◆ PROBLEM DESCRIPTION: Below, find the line containing "Convert this chart to Bokeh code." and the line containing "from bokeh.core.properties import value"; reproduce exactly those two and every line between them, omitting pictures.

---+---

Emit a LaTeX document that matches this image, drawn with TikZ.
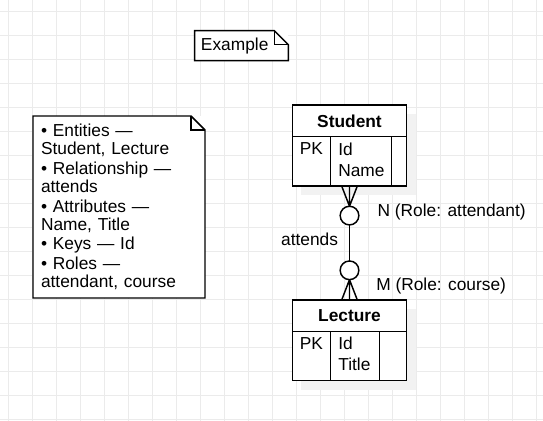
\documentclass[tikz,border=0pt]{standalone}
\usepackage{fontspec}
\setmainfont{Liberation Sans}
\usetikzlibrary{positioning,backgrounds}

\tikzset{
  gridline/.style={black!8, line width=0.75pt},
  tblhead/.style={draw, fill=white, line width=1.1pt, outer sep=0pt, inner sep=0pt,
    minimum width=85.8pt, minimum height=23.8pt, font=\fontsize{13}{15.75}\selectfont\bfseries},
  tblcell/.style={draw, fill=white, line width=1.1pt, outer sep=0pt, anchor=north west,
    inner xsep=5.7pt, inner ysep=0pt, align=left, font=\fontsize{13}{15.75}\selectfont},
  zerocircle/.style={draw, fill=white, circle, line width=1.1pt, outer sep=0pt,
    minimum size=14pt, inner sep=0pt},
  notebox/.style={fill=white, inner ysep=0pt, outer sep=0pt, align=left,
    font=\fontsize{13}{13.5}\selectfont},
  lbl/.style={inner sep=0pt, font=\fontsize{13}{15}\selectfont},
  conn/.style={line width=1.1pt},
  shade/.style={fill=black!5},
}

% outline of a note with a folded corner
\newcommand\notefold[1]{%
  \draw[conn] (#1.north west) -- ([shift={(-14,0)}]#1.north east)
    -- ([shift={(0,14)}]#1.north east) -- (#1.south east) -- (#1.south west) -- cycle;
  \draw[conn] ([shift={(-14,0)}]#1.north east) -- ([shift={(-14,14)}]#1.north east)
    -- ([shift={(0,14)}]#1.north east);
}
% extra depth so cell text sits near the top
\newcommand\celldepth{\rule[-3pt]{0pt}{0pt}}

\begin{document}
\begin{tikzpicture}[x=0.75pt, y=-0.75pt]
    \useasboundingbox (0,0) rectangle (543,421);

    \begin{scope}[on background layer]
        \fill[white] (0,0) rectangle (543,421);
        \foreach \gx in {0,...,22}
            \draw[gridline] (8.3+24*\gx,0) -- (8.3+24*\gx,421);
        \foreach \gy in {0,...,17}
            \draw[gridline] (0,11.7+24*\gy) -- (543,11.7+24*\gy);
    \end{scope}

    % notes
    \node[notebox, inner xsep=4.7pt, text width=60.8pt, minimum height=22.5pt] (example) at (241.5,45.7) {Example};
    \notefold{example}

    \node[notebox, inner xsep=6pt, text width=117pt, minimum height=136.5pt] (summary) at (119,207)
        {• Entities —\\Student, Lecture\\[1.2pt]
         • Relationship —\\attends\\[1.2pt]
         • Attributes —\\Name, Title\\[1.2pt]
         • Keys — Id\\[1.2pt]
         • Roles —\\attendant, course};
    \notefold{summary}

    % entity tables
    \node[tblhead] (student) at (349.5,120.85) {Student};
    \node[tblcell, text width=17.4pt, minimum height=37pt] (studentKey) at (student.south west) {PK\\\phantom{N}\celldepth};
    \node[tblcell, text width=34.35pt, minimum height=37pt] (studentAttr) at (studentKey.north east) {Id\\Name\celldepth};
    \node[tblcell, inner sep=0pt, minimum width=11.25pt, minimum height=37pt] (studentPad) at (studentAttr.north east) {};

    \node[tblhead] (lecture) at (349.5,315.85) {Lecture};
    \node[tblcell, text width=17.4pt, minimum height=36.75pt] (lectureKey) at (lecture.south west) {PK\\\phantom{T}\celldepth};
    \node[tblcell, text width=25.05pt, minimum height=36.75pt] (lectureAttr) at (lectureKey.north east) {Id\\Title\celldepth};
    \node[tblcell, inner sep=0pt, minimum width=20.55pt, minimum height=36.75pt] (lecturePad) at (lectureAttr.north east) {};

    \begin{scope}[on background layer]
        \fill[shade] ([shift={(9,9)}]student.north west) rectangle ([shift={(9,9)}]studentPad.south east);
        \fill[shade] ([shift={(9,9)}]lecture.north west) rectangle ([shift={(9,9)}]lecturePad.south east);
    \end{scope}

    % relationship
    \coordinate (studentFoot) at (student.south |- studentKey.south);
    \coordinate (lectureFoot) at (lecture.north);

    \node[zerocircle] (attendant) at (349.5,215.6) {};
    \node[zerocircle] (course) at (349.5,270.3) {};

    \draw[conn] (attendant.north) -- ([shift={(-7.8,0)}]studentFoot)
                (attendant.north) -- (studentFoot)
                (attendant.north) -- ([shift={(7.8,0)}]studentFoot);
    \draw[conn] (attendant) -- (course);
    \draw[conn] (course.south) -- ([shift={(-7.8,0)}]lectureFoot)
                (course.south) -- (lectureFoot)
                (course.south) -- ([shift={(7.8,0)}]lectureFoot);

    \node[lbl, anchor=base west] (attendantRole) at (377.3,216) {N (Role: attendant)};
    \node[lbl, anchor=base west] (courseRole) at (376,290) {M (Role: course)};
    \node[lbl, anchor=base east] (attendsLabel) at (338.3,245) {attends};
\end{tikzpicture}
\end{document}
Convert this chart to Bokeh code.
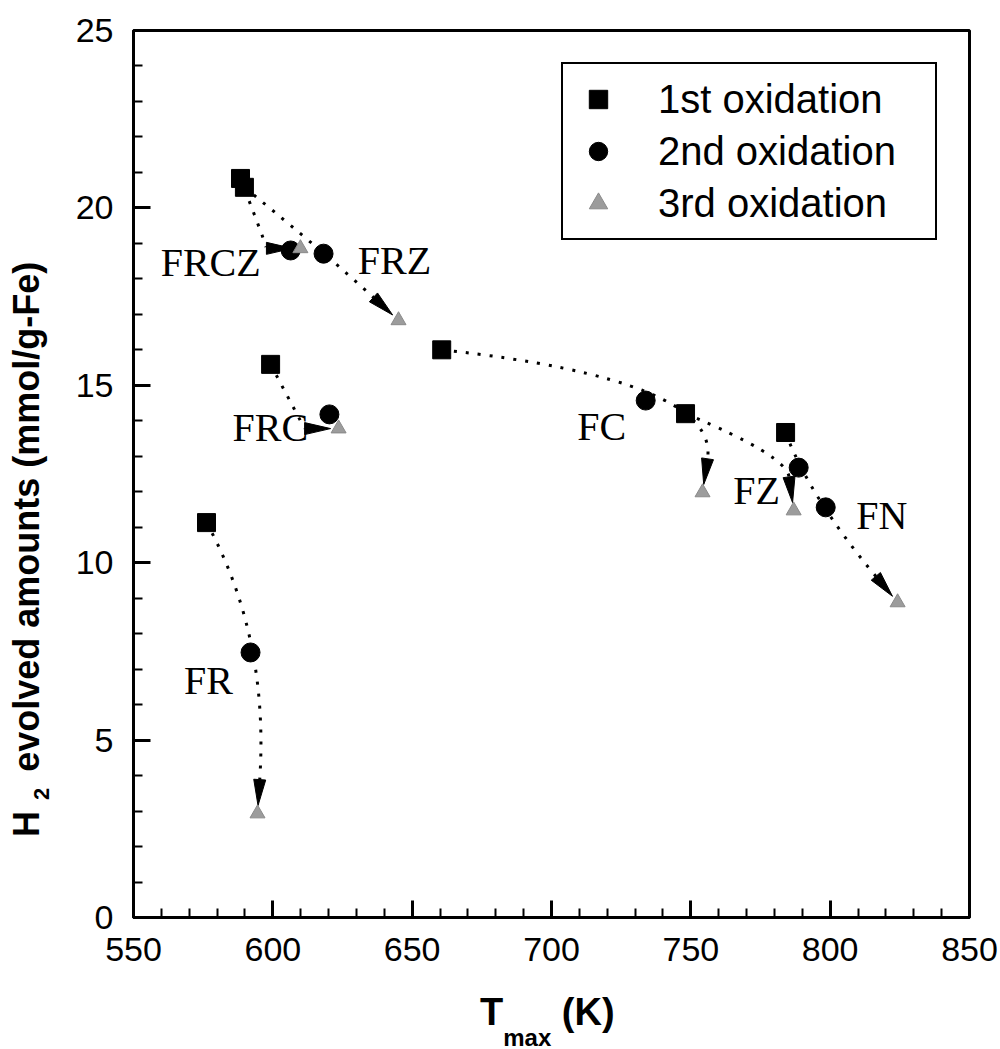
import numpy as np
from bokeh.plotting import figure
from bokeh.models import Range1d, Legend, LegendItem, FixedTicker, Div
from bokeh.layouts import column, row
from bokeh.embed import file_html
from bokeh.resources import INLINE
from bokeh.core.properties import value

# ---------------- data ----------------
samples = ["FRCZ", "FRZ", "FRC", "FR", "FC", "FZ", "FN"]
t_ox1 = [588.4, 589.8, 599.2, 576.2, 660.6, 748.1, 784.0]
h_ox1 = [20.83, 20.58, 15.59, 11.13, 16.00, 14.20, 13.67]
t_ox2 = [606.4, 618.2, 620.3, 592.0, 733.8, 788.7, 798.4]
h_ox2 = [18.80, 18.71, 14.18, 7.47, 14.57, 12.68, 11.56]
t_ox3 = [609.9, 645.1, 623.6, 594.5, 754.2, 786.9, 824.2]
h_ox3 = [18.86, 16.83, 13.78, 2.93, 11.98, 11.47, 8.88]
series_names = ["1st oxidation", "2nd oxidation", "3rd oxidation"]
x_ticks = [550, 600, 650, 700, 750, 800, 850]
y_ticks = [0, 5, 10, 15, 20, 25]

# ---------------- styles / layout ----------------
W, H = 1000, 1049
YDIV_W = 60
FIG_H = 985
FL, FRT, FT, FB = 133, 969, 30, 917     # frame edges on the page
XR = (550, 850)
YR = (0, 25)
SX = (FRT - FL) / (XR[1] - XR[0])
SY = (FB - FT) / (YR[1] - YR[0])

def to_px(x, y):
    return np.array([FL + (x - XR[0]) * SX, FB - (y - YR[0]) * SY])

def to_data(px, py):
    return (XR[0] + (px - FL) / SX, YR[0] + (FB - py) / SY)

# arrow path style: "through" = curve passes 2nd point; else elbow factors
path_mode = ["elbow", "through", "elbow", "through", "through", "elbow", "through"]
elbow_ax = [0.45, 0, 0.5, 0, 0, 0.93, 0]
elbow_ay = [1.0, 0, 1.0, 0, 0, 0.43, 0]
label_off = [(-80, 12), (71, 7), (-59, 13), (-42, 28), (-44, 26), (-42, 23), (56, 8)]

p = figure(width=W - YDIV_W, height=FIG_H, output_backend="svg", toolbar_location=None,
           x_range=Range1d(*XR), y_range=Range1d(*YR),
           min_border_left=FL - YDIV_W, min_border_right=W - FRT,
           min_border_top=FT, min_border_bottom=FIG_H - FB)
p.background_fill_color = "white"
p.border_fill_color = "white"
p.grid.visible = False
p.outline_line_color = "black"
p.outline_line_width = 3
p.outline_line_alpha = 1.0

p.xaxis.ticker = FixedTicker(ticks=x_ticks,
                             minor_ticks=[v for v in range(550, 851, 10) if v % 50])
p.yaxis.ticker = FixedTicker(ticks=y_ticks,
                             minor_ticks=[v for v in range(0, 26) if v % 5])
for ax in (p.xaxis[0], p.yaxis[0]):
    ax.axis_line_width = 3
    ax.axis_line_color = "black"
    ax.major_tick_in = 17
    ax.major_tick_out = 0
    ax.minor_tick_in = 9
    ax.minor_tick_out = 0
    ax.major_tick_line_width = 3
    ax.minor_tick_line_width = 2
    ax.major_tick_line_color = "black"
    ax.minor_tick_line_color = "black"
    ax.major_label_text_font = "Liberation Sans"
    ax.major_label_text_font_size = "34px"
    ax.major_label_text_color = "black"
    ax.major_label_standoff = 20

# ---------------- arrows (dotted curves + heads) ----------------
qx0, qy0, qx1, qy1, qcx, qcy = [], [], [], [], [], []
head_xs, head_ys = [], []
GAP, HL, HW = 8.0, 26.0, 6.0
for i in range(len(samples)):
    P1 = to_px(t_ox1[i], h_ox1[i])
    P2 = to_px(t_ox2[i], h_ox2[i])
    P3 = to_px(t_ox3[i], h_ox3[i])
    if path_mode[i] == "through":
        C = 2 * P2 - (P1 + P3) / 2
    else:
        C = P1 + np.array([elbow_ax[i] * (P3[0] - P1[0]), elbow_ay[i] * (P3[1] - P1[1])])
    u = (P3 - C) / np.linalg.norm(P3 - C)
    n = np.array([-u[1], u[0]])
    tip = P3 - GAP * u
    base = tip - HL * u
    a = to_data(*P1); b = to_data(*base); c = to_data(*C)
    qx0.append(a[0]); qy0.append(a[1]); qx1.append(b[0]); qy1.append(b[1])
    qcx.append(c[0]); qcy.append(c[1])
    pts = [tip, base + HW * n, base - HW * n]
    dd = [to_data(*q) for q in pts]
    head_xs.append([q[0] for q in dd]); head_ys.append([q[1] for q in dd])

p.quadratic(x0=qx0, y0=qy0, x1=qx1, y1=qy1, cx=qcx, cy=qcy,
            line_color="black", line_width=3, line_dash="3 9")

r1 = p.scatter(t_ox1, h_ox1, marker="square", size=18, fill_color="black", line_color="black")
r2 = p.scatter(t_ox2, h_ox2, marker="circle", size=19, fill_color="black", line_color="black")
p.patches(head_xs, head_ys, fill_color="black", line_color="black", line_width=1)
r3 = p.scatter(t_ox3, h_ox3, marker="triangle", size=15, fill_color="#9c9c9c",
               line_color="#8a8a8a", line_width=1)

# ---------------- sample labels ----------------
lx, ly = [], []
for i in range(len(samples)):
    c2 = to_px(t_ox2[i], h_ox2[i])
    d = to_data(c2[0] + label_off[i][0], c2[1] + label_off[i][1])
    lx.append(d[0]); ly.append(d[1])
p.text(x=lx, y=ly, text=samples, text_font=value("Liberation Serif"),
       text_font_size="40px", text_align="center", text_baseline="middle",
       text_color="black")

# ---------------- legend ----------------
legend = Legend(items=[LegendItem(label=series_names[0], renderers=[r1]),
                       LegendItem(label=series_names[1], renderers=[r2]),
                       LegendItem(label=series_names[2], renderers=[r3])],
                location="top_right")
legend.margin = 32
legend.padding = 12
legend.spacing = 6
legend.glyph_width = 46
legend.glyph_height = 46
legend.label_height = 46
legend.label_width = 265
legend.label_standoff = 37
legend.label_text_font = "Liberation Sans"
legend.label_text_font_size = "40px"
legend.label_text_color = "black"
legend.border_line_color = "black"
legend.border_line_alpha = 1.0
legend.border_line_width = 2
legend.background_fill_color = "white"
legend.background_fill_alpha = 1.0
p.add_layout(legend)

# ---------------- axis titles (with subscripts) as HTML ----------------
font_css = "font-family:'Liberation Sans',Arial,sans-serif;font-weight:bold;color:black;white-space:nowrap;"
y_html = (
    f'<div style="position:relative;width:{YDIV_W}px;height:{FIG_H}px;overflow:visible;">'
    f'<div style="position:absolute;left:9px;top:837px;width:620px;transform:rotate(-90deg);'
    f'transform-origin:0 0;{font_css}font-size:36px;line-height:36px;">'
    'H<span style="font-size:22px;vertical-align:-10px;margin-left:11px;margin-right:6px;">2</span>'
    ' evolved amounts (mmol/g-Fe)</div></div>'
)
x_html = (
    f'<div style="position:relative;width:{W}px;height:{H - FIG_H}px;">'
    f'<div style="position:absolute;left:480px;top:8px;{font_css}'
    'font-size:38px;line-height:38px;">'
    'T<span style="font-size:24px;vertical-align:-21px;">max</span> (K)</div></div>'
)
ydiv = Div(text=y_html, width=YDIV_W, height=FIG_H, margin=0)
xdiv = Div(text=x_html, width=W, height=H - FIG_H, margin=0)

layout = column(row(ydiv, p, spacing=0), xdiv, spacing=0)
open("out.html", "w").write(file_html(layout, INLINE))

---+---

◆ THE REPLY:
Convert this chart to Bokeh code.
import numpy as np
from bokeh.plotting import figure
from bokeh.models import Range1d, Legend, LegendItem, FixedTicker, Div
from bokeh.layouts import column, row
from bokeh.embed import file_html
from bokeh.resources import INLINE
from bokeh.core.properties import value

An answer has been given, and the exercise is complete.